Where to Start Microsoft Fabric as a Power BI Developer

One of the questions I often get these days is what are the benefits of Microsoft Fabric for Power BI users and developers. Questions like: “If I am not a data engineer or database developer, what are the use cases for Fabric for me?” or “What is in Fabric that I can leverage in my Power BI solution as of now, something that I cannot do merely with Power BI?”

Answering these questions brings us to the point of the direct impact of Microsoft Fabric for Power BI users. In this article, I will explain that and go through the components you can use from the Power BI point of view; these would be features and components you can use in your existing Power BI solution and take it to the next level.

Video

What is Microsoft Fabric?

Microsoft Fabric is a full suite of analytics as a service, which runs as a SAAS in one platform, under one licensing, and provides everything a data analytics project needs. Microsoft Fabric utilizes multiple workloads to achieve this: Data Integration, Data Engineering, Data Warehousing, Databases, Real-time Analytics, Business Intelligence, Data science, etc.

To learn more about Microsoft Fabric, read this article here.

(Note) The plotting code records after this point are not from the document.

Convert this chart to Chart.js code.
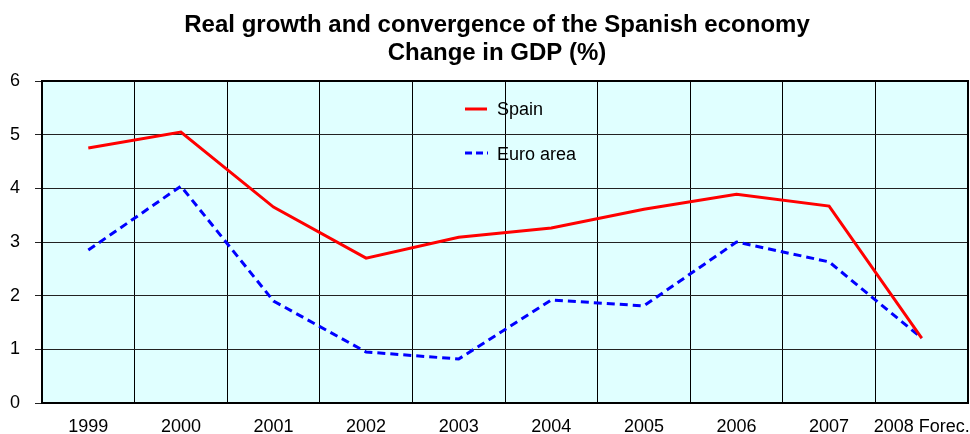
<!DOCTYPE html>
<html>
<head>
<meta charset="utf-8">
<script src="https://cdn.jsdelivr.net/npm/chart.js@4/dist/chart.umd.min.js"></script>
<style>
  html, body { margin: 0; padding: 0; background: #fff; }
  #wrap { width: 970px; height: 434px; }
</style>
</head>
<body>
<div id="wrap"><canvas id="c" width="970" height="434"></canvas></div>
<script>
// data
const years = ['1999', '2000', '2001', '2002', '2003', '2004', '2005', '2006', '2007', '2008 Forec.'];
const spain = [4.75, 5.05, 3.65, 2.7, 3.09, 3.26, 3.61, 3.89, 3.67, 1.21];
const euroArea = [2.85, 4.04, 1.9, 0.95, 0.82, 1.92, 1.81, 3.0, 2.63, 1.21];
const titleLines = ['Real growth and convergence of the Spanish economy', 'Change in GDP (%)'];

const FONT = 'Arial, "Liberation Sans", sans-serif';

// cyan plot background, title and the in-plot legend
const decor = {
    id: 'decor',
    beforeDraw(chart) {
        const { ctx, chartArea: a } = chart;
        ctx.save();
        ctx.fillStyle = '#e0ffff';
        ctx.fillRect(a.left, a.top, a.right - a.left, a.bottom - a.top);
        ctx.restore();
    },
    afterDraw(chart) {
        const { ctx, chartArea: a } = chart;
        ctx.save();
        // title
        ctx.fillStyle = '#000';
        ctx.font = 'bold 24px ' + FONT;
        ctx.textAlign = 'center';
        ctx.textBaseline = 'middle';
        ctx.fillText(titleLines[0], 497, 25);
        ctx.fillText(titleLines[1], 497, 53);

        // legend
        ctx.font = '18px ' + FONT;
        ctx.textAlign = 'left';
        ctx.lineWidth = 3;
        ctx.strokeStyle = '#ff0000';
        ctx.beginPath();
        ctx.moveTo(465, 109);
        ctx.lineTo(487, 109);
        ctx.stroke();
        ctx.fillText('Spain', 497, 110);

        ctx.strokeStyle = '#0000ff';
        ctx.setLineDash([7, 4]);
        ctx.beginPath();
        ctx.moveTo(465, 153);
        ctx.lineTo(488, 153);
        ctx.stroke();
        ctx.setLineDash([]);
        ctx.fillText('Euro area', 497, 155);

        // plot frame
        ctx.strokeStyle = '#000';
        ctx.lineWidth = 2;
        ctx.strokeRect(a.left, a.top, a.right - a.left, a.bottom - a.top);
        ctx.restore();
    }
};

new Chart(document.getElementById('c'), {
    type: 'line',
    data: {
        labels: years,
        datasets: [
            {
                label: 'Spain',
                data: spain,
                borderColor: '#ff0000',
                borderWidth: 3,
                pointRadius: 0,
                tension: 0,
                fill: false
            },
            {
                label: 'Euro area',
                data: euroArea,
                borderColor: '#0000ff',
                borderWidth: 3,
                borderDash: [8, 5],
                pointRadius: 0,
                tension: 0,
                fill: false
            }
        ]
    },
    options: {
        responsive: false,
        animation: false,
        layout: { padding: { top: 81, right: 2, left: 0, bottom: 0 } },
        plugins: {
            legend: { display: false },
            title: { display: false },
            tooltip: { enabled: false }
        },
        scales: {
            x: {
                offset: true,
                grid: { offset: true, color: '#000', lineWidth: 1, drawTicks: false },
                border: { display: false },
                ticks: { color: '#000', font: { family: FONT, size: 18 }, padding: 13, maxRotation: 0, autoSkip: false },
                afterFit: (s) => { s.height = 31; s.paddingLeft = 0; s.paddingRight = 0; }
            },
            y: {
                min: 0,
                max: 6,
                grid: { color: '#222', lineWidth: 1, borderDash: [6, 2], tickLength: 7, tickBorderDash: [] },
                border: { display: false },
                ticks: { stepSize: 1, color: '#000', font: { family: FONT, size: 18 }, padding: 15 },
                afterFit: (s) => { s.width = 42; s.paddingTop = 0; s.paddingBottom = 0; }
            }
        }
    },
    plugins: [decor]
});
</script>
</body>
</html>
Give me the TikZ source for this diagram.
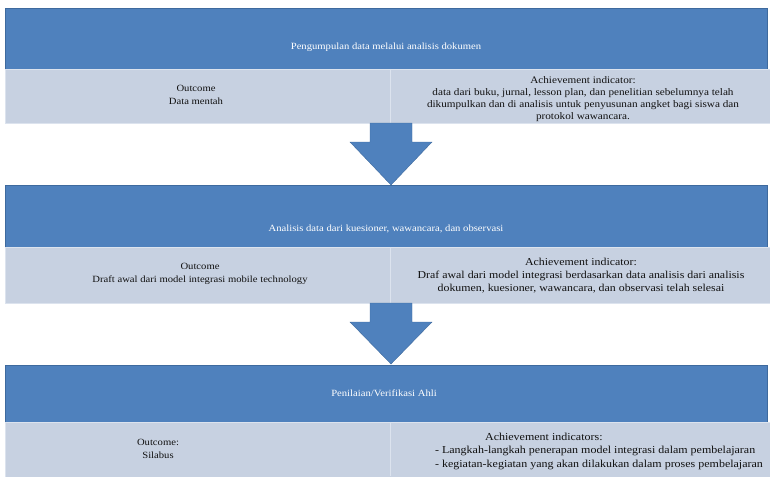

Some of the challenges in Power BI implementations

Although the general feeling is that Power BI is good enough for all analytical needs, the reality is that to do a data analytics project end to end, Power BI is not enough. There are limitations to what it can do and achieve (like many other tools); here are some of the shortfalls of Power BI when used just by itself in an analytical project;

  • Implementing data warehousing concepts such as SCD Type 2
  • refreshing your semantic model after the dataflow refresh
  • copying data from a table if you want to re-use it
  • Import mode needs refresh, DirectQuery is slow
  • It is not easy to extend it for data engineers or data scientists
  • an alert system that can be customized based on the frequency of data changes or perform an action when something happens

Of course, there are workarounds to fix any of the abovementioned issues, but the good news is that you don’t need workarounds if you use Fabric. One of the immediate advantages of Fabric is that there is a solution for everything mentioned above.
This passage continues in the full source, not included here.